I have worked with and covered Purpleheart in the past, and if you read that post you will readily discover that I am NOT a fan of Purpleheart. Suffice it to say that I am still not a fan, although, my attitude has softened considerably from what it once was.
The wood proved, again, to be fibrous and brittle, prone to breakage and chipping, as well as having truly atrocious end grain tear out and lifting. Granted that the wood is pretty, but I have it on good authority that the color will change to a dull brown over time so one must enjoy the vibrant purples while they, briefly, last.
And speaking of color, check out the wide difference in purple color between the two pieces pictured above. The small piece on the right almost looks like it was dyed while the one on the left hardly looks purple at all, although some of that is due to the lighting in the photo, but even in real life there is a strong difference.
This small dish measures only 5″ x 1.5″. It is this small, in part, because of extensive breakage on the rim during turning that had to be cut out, thereby reducing the depth considerably.

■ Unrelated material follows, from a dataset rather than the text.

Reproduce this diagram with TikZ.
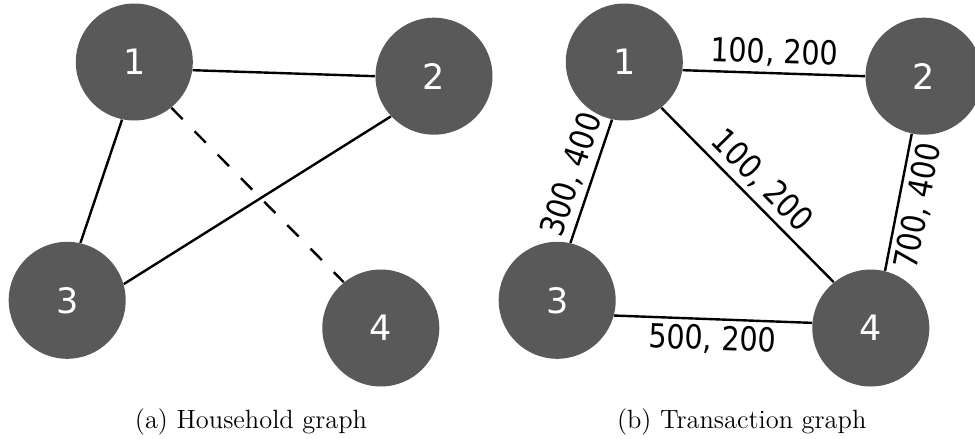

This much larger bowl measures 7″ x 3″.
All major cuts were made using the Easy Wood Tool system on my Robust American Beauty lathe, although I do use Robert Sorby bowl gouges for light final passes before sanding. Forward chucking was in a Nova Chuck, while reverse chucking was done using a Nova Chuck with Cole Jaws. Sanding was with Gold and Green Wave sanding discs as well as Abranet screens from Packard Woodworks. Final finish is Shellawax.
As always, I wish all my readers a great experience in whatever your wood working interests happen to be and to those who like working with lathes especially, do a good turn today!